* **Task**
The listing below must be repeated word for word, with its images excluded.

== Data for this exercise ==

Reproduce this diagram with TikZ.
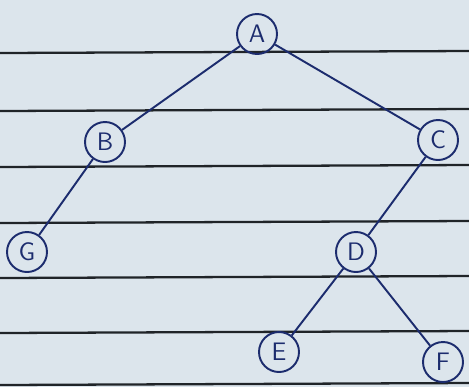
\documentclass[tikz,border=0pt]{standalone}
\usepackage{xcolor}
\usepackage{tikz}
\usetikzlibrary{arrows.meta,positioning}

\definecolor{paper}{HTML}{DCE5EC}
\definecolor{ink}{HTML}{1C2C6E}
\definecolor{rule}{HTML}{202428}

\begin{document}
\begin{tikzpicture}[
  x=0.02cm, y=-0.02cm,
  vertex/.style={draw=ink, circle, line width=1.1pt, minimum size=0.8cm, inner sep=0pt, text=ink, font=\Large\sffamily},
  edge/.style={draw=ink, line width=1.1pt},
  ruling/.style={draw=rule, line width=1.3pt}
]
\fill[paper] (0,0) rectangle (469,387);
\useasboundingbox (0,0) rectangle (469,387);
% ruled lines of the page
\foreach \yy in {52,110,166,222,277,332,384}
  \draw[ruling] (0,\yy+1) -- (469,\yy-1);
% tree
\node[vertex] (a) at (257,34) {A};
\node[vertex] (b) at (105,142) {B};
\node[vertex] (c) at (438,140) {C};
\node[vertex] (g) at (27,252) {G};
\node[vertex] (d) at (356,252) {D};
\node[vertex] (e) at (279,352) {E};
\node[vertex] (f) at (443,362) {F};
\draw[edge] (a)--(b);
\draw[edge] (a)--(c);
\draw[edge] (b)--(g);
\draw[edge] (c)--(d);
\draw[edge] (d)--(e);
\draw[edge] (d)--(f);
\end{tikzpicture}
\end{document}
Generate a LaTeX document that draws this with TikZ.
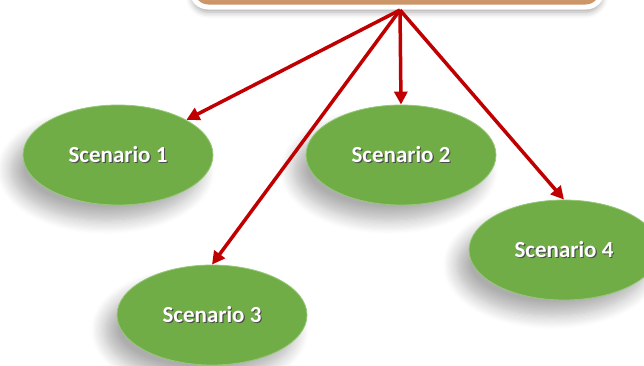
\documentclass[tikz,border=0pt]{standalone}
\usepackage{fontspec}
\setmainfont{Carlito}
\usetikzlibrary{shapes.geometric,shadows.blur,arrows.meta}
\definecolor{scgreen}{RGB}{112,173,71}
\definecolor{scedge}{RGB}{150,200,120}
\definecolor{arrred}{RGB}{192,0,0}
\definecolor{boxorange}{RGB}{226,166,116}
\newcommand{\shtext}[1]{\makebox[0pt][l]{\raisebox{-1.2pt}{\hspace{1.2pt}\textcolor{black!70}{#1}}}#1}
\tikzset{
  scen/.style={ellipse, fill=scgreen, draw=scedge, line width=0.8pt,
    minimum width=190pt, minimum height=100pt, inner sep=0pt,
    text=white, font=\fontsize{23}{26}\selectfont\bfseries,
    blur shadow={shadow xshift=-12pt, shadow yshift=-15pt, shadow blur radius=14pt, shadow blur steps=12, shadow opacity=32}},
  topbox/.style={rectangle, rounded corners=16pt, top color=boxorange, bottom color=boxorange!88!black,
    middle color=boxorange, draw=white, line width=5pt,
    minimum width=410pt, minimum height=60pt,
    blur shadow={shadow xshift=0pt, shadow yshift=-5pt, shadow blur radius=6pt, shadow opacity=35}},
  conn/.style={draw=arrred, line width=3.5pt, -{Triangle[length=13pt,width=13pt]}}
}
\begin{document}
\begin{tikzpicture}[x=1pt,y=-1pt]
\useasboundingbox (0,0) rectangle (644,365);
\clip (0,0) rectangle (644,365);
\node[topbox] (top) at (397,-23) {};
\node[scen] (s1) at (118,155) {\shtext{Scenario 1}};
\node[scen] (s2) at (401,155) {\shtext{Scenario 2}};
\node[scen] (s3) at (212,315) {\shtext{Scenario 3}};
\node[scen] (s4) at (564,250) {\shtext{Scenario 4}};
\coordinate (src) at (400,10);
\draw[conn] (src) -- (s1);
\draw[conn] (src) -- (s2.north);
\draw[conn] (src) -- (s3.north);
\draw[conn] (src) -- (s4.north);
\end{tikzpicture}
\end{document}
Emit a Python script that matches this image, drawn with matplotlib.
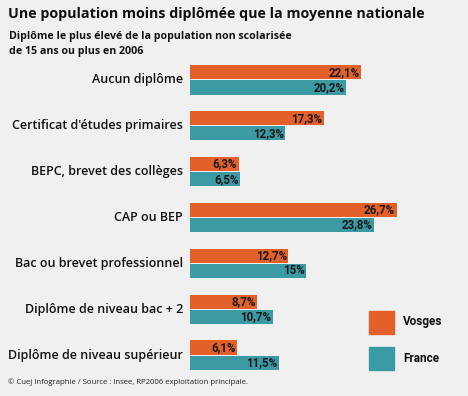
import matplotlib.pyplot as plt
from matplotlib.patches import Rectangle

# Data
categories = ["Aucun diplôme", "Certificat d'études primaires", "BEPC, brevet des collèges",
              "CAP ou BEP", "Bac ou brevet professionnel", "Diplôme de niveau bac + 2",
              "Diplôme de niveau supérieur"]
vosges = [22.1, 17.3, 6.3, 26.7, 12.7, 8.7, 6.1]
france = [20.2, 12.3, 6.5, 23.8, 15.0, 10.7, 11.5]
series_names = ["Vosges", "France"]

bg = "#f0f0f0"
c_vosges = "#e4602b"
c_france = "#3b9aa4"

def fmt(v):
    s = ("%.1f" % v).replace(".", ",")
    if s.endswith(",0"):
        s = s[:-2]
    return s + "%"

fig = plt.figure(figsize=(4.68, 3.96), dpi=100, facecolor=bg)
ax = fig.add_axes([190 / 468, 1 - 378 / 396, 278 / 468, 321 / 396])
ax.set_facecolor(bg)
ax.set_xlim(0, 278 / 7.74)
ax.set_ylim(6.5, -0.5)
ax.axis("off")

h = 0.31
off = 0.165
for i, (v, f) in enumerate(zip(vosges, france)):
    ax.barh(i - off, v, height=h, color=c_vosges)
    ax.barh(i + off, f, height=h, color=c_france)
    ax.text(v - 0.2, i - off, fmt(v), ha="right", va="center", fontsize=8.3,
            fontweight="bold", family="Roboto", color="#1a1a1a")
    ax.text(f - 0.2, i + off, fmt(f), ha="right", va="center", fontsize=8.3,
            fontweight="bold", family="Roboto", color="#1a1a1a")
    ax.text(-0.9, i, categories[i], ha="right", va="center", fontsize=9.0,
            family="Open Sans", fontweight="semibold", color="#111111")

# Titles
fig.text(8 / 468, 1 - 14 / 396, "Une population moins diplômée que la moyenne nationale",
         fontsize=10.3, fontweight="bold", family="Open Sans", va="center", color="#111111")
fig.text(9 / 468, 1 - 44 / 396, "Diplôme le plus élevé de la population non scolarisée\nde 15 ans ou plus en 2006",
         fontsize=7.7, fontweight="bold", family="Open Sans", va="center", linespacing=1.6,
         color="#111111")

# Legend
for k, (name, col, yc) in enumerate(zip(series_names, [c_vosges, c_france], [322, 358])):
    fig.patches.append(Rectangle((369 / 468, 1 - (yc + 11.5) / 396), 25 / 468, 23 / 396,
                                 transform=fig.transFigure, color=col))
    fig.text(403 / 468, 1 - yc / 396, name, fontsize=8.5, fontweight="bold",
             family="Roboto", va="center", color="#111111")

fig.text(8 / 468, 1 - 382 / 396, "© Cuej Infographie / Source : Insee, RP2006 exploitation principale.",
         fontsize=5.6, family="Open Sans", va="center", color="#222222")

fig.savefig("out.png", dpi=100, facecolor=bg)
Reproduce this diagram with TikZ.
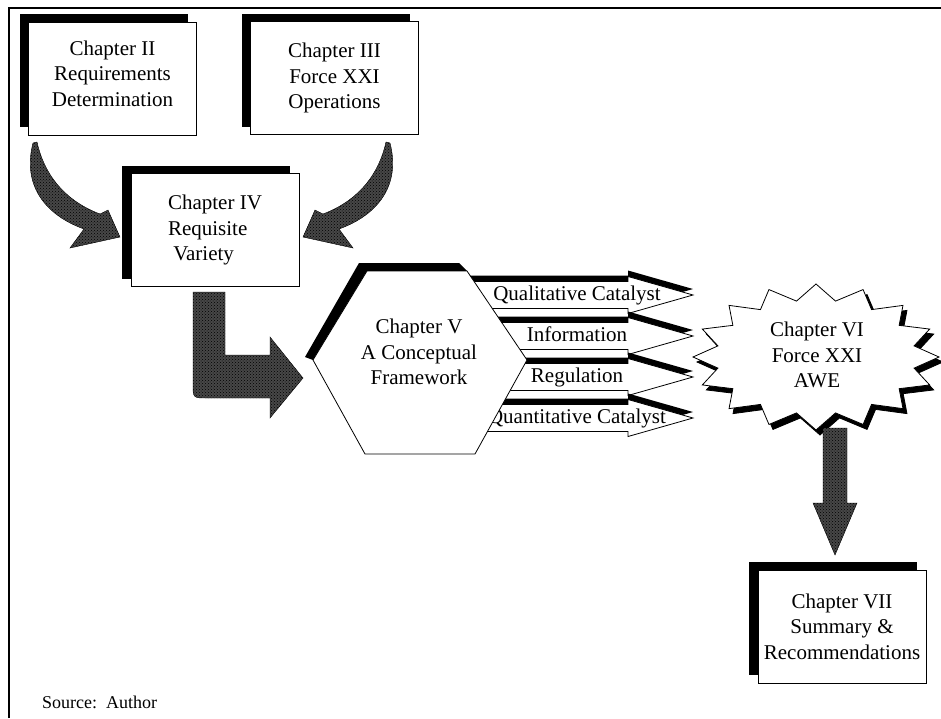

===

* **Correct result**
Reproduce this diagram with TikZ.
\documentclass[tikz,border=0pt]{standalone}
\usepackage{xcolor}
\usepackage{tikz}
\usetikzlibrary{arrows.meta,positioning}

\definecolor{paper}{HTML}{DCE5EC}
\definecolor{ink}{HTML}{1C2C6E}
\definecolor{rule}{HTML}{202428}

\begin{document}
\begin{tikzpicture}[
  x=0.02cm, y=-0.02cm,
  vertex/.style={draw=ink, circle, line width=1.1pt, minimum size=0.8cm, inner sep=0pt, text=ink, font=\Large\sffamily},
  edge/.style={draw=ink, line width=1.1pt},
  ruling/.style={draw=rule, line width=1.3pt}
]
\fill[paper] (0,0) rectangle (469,387);
\useasboundingbox (0,0) rectangle (469,387);
% ruled lines of the page
\foreach \yy in {52,110,166,222,277,332,384}
  \draw[ruling] (0,\yy+1) -- (469,\yy-1);
% tree
\node[vertex] (a) at (257,34) {A};
\node[vertex] (b) at (105,142) {B};
\node[vertex] (c) at (438,140) {C};
\node[vertex] (g) at (27,252) {G};
\node[vertex] (d) at (356,252) {D};
\node[vertex] (e) at (279,352) {E};
\node[vertex] (f) at (443,362) {F};
\draw[edge] (a)--(b);
\draw[edge] (a)--(c);
\draw[edge] (b)--(g);
\draw[edge] (c)--(d);
\draw[edge] (d)--(e);
\draw[edge] (d)--(f);
\end{tikzpicture}
\end{document}
Generate a LaTeX document that draws this with TikZ.
\documentclass[tikz,border=0pt]{standalone}
\usepackage{fontspec}
\setmainfont{Carlito}
\usetikzlibrary{shapes.geometric,shadows.blur,arrows.meta}
\definecolor{scgreen}{RGB}{112,173,71}
\definecolor{scedge}{RGB}{150,200,120}
\definecolor{arrred}{RGB}{192,0,0}
\definecolor{boxorange}{RGB}{226,166,116}
\newcommand{\shtext}[1]{\makebox[0pt][l]{\raisebox{-1.2pt}{\hspace{1.2pt}\textcolor{black!70}{#1}}}#1}
\tikzset{
  scen/.style={ellipse, fill=scgreen, draw=scedge, line width=0.8pt,
    minimum width=190pt, minimum height=100pt, inner sep=0pt,
    text=white, font=\fontsize{23}{26}\selectfont\bfseries,
    blur shadow={shadow xshift=-12pt, shadow yshift=-15pt, shadow blur radius=14pt, shadow blur steps=12, shadow opacity=32}},
  topbox/.style={rectangle, rounded corners=16pt, top color=boxorange, bottom color=boxorange!88!black,
    middle color=boxorange, draw=white, line width=5pt,
    minimum width=410pt, minimum height=60pt,
    blur shadow={shadow xshift=0pt, shadow yshift=-5pt, shadow blur radius=6pt, shadow opacity=35}},
  conn/.style={draw=arrred, line width=3.5pt, -{Triangle[length=13pt,width=13pt]}}
}
\begin{document}
\begin{tikzpicture}[x=1pt,y=-1pt]
\useasboundingbox (0,0) rectangle (644,365);
\clip (0,0) rectangle (644,365);
\node[topbox] (top) at (397,-23) {};
\node[scen] (s1) at (118,155) {\shtext{Scenario 1}};
\node[scen] (s2) at (401,155) {\shtext{Scenario 2}};
\node[scen] (s3) at (212,315) {\shtext{Scenario 3}};
\node[scen] (s4) at (564,250) {\shtext{Scenario 4}};
\coordinate (src) at (400,10);
\draw[conn] (src) -- (s1);
\draw[conn] (src) -- (s2.north);
\draw[conn] (src) -- (s3.north);
\draw[conn] (src) -- (s4.north);
\end{tikzpicture}
\end{document}
Emit a Python script that matches this image, drawn with matplotlib.
import matplotlib.pyplot as plt
from matplotlib.patches import Rectangle

# Data
categories = ["Aucun diplôme", "Certificat d'études primaires", "BEPC, brevet des collèges",
              "CAP ou BEP", "Bac ou brevet professionnel", "Diplôme de niveau bac + 2",
              "Diplôme de niveau supérieur"]
vosges = [22.1, 17.3, 6.3, 26.7, 12.7, 8.7, 6.1]
france = [20.2, 12.3, 6.5, 23.8, 15.0, 10.7, 11.5]
series_names = ["Vosges", "France"]

bg = "#f0f0f0"
c_vosges = "#e4602b"
c_france = "#3b9aa4"

def fmt(v):
    s = ("%.1f" % v).replace(".", ",")
    if s.endswith(",0"):
        s = s[:-2]
    return s + "%"

fig = plt.figure(figsize=(4.68, 3.96), dpi=100, facecolor=bg)
ax = fig.add_axes([190 / 468, 1 - 378 / 396, 278 / 468, 321 / 396])
ax.set_facecolor(bg)
ax.set_xlim(0, 278 / 7.74)
ax.set_ylim(6.5, -0.5)
ax.axis("off")

h = 0.31
off = 0.165
for i, (v, f) in enumerate(zip(vosges, france)):
    ax.barh(i - off, v, height=h, color=c_vosges)
    ax.barh(i + off, f, height=h, color=c_france)
    ax.text(v - 0.2, i - off, fmt(v), ha="right", va="center", fontsize=8.3,
            fontweight="bold", family="Roboto", color="#1a1a1a")
    ax.text(f - 0.2, i + off, fmt(f), ha="right", va="center", fontsize=8.3,
            fontweight="bold", family="Roboto", color="#1a1a1a")
    ax.text(-0.9, i, categories[i], ha="right", va="center", fontsize=9.0,
            family="Open Sans", fontweight="semibold", color="#111111")

# Titles
fig.text(8 / 468, 1 - 14 / 396, "Une population moins diplômée que la moyenne nationale",
         fontsize=10.3, fontweight="bold", family="Open Sans", va="center", color="#111111")
fig.text(9 / 468, 1 - 44 / 396, "Diplôme le plus élevé de la population non scolarisée\nde 15 ans ou plus en 2006",
         fontsize=7.7, fontweight="bold", family="Open Sans", va="center", linespacing=1.6,
         color="#111111")

# Legend
for k, (name, col, yc) in enumerate(zip(series_names, [c_vosges, c_france], [322, 358])):
    fig.patches.append(Rectangle((369 / 468, 1 - (yc + 11.5) / 396), 25 / 468, 23 / 396,
                                 transform=fig.transFigure, color=col))
    fig.text(403 / 468, 1 - yc / 396, name, fontsize=8.5, fontweight="bold",
             family="Roboto", va="center", color="#111111")

fig.text(8 / 468, 1 - 382 / 396, "© Cuej Infographie / Source : Insee, RP2006 exploitation principale.",
         fontsize=5.6, family="Open Sans", va="center", color="#222222")

fig.savefig("out.png", dpi=100, facecolor=bg)
Reproduce this diagram with TikZ.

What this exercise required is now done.